Only the pictures are omitted; repeat all other data exactly.

Raw data:

· · ·

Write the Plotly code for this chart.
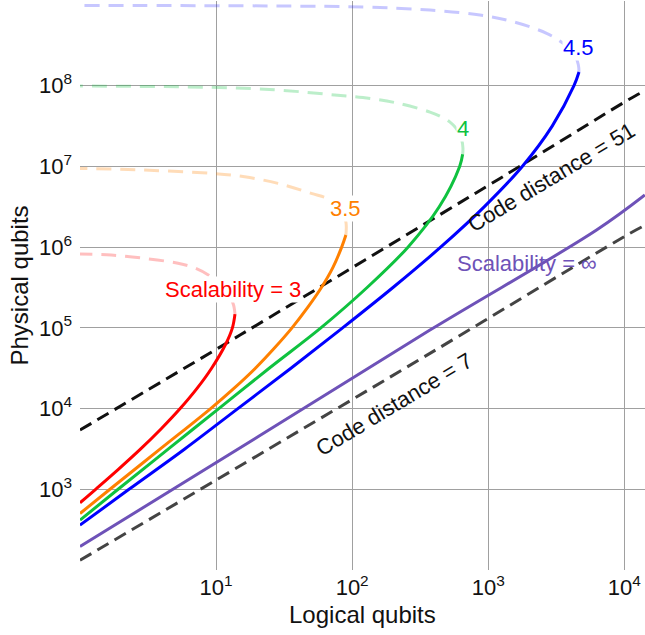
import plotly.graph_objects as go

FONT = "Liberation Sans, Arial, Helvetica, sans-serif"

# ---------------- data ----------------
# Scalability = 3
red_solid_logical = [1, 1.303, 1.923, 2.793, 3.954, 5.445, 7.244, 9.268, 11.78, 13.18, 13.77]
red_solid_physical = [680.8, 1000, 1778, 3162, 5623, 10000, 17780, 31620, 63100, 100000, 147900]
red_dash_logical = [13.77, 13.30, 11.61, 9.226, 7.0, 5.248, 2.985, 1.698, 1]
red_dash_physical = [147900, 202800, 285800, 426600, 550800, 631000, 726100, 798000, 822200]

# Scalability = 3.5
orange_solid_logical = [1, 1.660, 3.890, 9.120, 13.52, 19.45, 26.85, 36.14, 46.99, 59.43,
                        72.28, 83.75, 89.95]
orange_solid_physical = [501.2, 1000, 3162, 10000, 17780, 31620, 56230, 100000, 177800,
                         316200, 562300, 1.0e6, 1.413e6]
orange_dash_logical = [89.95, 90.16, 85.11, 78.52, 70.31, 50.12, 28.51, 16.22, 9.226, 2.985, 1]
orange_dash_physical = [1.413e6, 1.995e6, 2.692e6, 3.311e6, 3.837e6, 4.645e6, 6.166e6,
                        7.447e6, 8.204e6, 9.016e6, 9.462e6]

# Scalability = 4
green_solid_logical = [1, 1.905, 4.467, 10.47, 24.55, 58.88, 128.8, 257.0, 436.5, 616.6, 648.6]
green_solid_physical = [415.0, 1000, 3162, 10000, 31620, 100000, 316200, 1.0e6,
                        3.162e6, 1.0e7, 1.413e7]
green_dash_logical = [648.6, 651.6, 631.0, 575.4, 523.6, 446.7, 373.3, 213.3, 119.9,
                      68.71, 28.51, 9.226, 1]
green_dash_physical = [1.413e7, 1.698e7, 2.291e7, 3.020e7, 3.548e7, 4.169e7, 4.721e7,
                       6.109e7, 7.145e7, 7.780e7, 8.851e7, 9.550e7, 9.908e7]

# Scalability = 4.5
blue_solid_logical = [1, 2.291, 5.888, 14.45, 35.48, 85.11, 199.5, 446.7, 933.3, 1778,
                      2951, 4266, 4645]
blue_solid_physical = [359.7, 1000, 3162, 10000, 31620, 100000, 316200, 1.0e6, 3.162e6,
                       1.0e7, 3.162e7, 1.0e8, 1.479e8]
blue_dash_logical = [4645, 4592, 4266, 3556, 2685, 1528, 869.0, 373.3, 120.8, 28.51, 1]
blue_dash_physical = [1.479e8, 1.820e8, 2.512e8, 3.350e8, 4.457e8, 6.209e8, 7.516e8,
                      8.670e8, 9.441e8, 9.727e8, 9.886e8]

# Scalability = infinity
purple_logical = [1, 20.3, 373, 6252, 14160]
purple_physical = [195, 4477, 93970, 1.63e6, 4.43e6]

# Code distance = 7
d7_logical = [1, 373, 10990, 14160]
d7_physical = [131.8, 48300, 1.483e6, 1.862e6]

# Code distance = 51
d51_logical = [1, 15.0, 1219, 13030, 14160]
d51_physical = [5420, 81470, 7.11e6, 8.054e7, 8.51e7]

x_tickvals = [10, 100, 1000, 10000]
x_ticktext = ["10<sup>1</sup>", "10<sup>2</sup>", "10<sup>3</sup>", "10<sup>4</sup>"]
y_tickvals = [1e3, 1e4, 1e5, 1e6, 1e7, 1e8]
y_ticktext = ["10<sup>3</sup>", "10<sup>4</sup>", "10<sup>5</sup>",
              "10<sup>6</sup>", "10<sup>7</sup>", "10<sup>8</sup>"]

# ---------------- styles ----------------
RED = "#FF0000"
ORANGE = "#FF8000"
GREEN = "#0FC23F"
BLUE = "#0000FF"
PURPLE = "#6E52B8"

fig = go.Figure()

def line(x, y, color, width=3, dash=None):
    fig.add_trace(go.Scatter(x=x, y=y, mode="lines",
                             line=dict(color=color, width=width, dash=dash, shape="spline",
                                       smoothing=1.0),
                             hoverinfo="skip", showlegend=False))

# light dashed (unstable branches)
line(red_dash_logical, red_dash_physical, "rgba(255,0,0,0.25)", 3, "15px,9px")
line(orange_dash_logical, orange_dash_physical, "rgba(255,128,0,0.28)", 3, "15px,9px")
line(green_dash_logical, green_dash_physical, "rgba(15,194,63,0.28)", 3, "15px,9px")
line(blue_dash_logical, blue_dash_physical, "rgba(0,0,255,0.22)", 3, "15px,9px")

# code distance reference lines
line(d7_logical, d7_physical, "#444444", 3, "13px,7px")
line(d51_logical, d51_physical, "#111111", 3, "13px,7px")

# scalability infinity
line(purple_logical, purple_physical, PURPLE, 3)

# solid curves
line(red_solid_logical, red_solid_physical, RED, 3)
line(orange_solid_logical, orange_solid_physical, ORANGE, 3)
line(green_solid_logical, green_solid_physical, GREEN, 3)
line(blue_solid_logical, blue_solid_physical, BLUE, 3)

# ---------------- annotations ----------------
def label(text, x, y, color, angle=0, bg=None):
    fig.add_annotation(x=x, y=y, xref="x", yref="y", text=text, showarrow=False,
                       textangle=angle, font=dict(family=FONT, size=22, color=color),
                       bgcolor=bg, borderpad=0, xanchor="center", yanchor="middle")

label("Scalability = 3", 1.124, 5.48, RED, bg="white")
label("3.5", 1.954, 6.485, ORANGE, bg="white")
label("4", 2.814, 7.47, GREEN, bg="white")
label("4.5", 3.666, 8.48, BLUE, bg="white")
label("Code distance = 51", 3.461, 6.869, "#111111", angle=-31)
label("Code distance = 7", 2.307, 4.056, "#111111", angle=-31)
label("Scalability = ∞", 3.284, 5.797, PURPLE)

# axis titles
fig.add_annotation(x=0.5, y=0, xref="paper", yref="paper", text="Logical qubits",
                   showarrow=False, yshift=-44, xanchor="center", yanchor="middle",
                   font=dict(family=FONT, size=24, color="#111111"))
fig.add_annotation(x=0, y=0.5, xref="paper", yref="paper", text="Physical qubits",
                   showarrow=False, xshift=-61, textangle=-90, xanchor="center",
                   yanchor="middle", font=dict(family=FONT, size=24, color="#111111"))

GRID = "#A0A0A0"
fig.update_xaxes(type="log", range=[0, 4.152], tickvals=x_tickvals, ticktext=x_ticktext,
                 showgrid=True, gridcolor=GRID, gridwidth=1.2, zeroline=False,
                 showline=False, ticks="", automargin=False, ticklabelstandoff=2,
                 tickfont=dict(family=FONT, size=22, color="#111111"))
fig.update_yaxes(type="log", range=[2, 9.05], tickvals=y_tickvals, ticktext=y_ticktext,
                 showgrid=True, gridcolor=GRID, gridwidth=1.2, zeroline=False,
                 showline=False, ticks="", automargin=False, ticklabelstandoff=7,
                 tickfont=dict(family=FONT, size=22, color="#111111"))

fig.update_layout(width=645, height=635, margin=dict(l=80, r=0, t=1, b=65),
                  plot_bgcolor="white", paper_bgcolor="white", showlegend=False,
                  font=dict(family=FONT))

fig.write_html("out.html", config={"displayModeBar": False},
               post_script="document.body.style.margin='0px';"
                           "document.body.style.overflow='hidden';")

· · ·

Reply to the task:
Write the Plotly code for this chart.
import plotly.graph_objects as go

FONT = "Liberation Sans, Arial, Helvetica, sans-serif"

# ---------------- data ----------------
# Scalability = 3
red_solid_logical = [1, 1.303, 1.923, 2.793, 3.954, 5.445, 7.244, 9.268, 11.78, 13.18, 13.77]
red_solid_physical = [680.8, 1000, 1778, 3162, 5623, 10000, 17780, 31620, 63100, 100000, 147900]
red_dash_logical = [13.77, 13.30, 11.61, 9.226, 7.0, 5.248, 2.985, 1.698, 1]
red_dash_physical = [147900, 202800, 285800, 426600, 550800, 631000, 726100, 798000, 822200]

# Scalability = 3.5
orange_solid_logical = [1, 1.660, 3.890, 9.120, 13.52, 19.45, 26.85, 36.14, 46.99, 59.43,
                        72.28, 83.75, 89.95]
orange_solid_physical = [501.2, 1000, 3162, 10000, 17780, 31620, 56230, 100000, 177800,
                         316200, 562300, 1.0e6, 1.413e6]
orange_dash_logical = [89.95, 90.16, 85.11, 78.52, 70.31, 50.12, 28.51, 16.22, 9.226, 2.985, 1]
orange_dash_physical = [1.413e6, 1.995e6, 2.692e6, 3.311e6, 3.837e6, 4.645e6, 6.166e6,
                        7.447e6, 8.204e6, 9.016e6, 9.462e6]

# Scalability = 4
green_solid_logical = [1, 1.905, 4.467, 10.47, 24.55, 58.88, 128.8, 257.0, 436.5, 616.6, 648.6]
green_solid_physical = [415.0, 1000, 3162, 10000, 31620, 100000, 316200, 1.0e6,
                        3.162e6, 1.0e7, 1.413e7]
green_dash_logical = [648.6, 651.6, 631.0, 575.4, 523.6, 446.7, 373.3, 213.3, 119.9,
                      68.71, 28.51, 9.226, 1]
green_dash_physical = [1.413e7, 1.698e7, 2.291e7, 3.020e7, 3.548e7, 4.169e7, 4.721e7,
                       6.109e7, 7.145e7, 7.780e7, 8.851e7, 9.550e7, 9.908e7]

# Scalability = 4.5
blue_solid_logical = [1, 2.291, 5.888, 14.45, 35.48, 85.11, 199.5, 446.7, 933.3, 1778,
                      2951, 4266, 4645]
blue_solid_physical = [359.7, 1000, 3162, 10000, 31620, 100000, 316200, 1.0e6, 3.162e6,
                       1.0e7, 3.162e7, 1.0e8, 1.479e8]
blue_dash_logical = [4645, 4592, 4266, 3556, 2685, 1528, 869.0, 373.3, 120.8, 28.51, 1]
blue_dash_physical = [1.479e8, 1.820e8, 2.512e8, 3.350e8, 4.457e8, 6.209e8, 7.516e8,
                      8.670e8, 9.441e8, 9.727e8, 9.886e8]

# Scalability = infinity
purple_logical = [1, 20.3, 373, 6252, 14160]
purple_physical = [195, 4477, 93970, 1.63e6, 4.43e6]

# Code distance = 7
d7_logical = [1, 373, 10990, 14160]
d7_physical = [131.8, 48300, 1.483e6, 1.862e6]

# Code distance = 51
d51_logical = [1, 15.0, 1219, 13030, 14160]
d51_physical = [5420, 81470, 7.11e6, 8.054e7, 8.51e7]

x_tickvals = [10, 100, 1000, 10000]
x_ticktext = ["10<sup>1</sup>", "10<sup>2</sup>", "10<sup>3</sup>", "10<sup>4</sup>"]
y_tickvals = [1e3, 1e4, 1e5, 1e6, 1e7, 1e8]
y_ticktext = ["10<sup>3</sup>", "10<sup>4</sup>", "10<sup>5</sup>",
              "10<sup>6</sup>", "10<sup>7</sup>", "10<sup>8</sup>"]

# ---------------- styles ----------------
RED = "#FF0000"
ORANGE = "#FF8000"
GREEN = "#0FC23F"
BLUE = "#0000FF"
PURPLE = "#6E52B8"

fig = go.Figure()

def line(x, y, color, width=3, dash=None):
    fig.add_trace(go.Scatter(x=x, y=y, mode="lines",
                             line=dict(color=color, width=width, dash=dash, shape="spline",
                                       smoothing=1.0),
                             hoverinfo="skip", showlegend=False))

# light dashed (unstable branches)
line(red_dash_logical, red_dash_physical, "rgba(255,0,0,0.25)", 3, "15px,9px")
line(orange_dash_logical, orange_dash_physical, "rgba(255,128,0,0.28)", 3, "15px,9px")
line(green_dash_logical, green_dash_physical, "rgba(15,194,63,0.28)", 3, "15px,9px")
line(blue_dash_logical, blue_dash_physical, "rgba(0,0,255,0.22)", 3, "15px,9px")

# code distance reference lines
line(d7_logical, d7_physical, "#444444", 3, "13px,7px")
line(d51_logical, d51_physical, "#111111", 3, "13px,7px")

# scalability infinity
line(purple_logical, purple_physical, PURPLE, 3)

# solid curves
line(red_solid_logical, red_solid_physical, RED, 3)
line(orange_solid_logical, orange_solid_physical, ORANGE, 3)
line(green_solid_logical, green_solid_physical, GREEN, 3)
line(blue_solid_logical, blue_solid_physical, BLUE, 3)

# ---------------- annotations ----------------
def label(text, x, y, color, angle=0, bg=None):
    fig.add_annotation(x=x, y=y, xref="x", yref="y", text=text, showarrow=False,
                       textangle=angle, font=dict(family=FONT, size=22, color=color),
                       bgcolor=bg, borderpad=0, xanchor="center", yanchor="middle")

label("Scalability = 3", 1.124, 5.48, RED, bg="white")
label("3.5", 1.954, 6.485, ORANGE, bg="white")
label("4", 2.814, 7.47, GREEN, bg="white")
label("4.5", 3.666, 8.48, BLUE, bg="white")
label("Code distance = 51", 3.461, 6.869, "#111111", angle=-31)
label("Code distance = 7", 2.307, 4.056, "#111111", angle=-31)
label("Scalability = ∞", 3.284, 5.797, PURPLE)

# axis titles
fig.add_annotation(x=0.5, y=0, xref="paper", yref="paper", text="Logical qubits",
                   showarrow=False, yshift=-44, xanchor="center", yanchor="middle",
                   font=dict(family=FONT, size=24, color="#111111"))
fig.add_annotation(x=0, y=0.5, xref="paper", yref="paper", text="Physical qubits",
                   showarrow=False, xshift=-61, textangle=-90, xanchor="center",
                   yanchor="middle", font=dict(family=FONT, size=24, color="#111111"))

GRID = "#A0A0A0"
fig.update_xaxes(type="log", range=[0, 4.152], tickvals=x_tickvals, ticktext=x_ticktext,
                 showgrid=True, gridcolor=GRID, gridwidth=1.2, zeroline=False,
                 showline=False, ticks="", automargin=False, ticklabelstandoff=2,
                 tickfont=dict(family=FONT, size=22, color="#111111"))
fig.update_yaxes(type="log", range=[2, 9.05], tickvals=y_tickvals, ticktext=y_ticktext,
                 showgrid=True, gridcolor=GRID, gridwidth=1.2, zeroline=False,
                 showline=False, ticks="", automargin=False, ticklabelstandoff=7,
                 tickfont=dict(family=FONT, size=22, color="#111111"))

fig.update_layout(width=645, height=635, margin=dict(l=80, r=0, t=1, b=65),
                  plot_bgcolor="white", paper_bgcolor="white", showlegend=False,
                  font=dict(family=FONT))

fig.write_html("out.html", config={"displayModeBar": False},
               post_script="document.body.style.margin='0px';"
                           "document.body.style.overflow='hidden';")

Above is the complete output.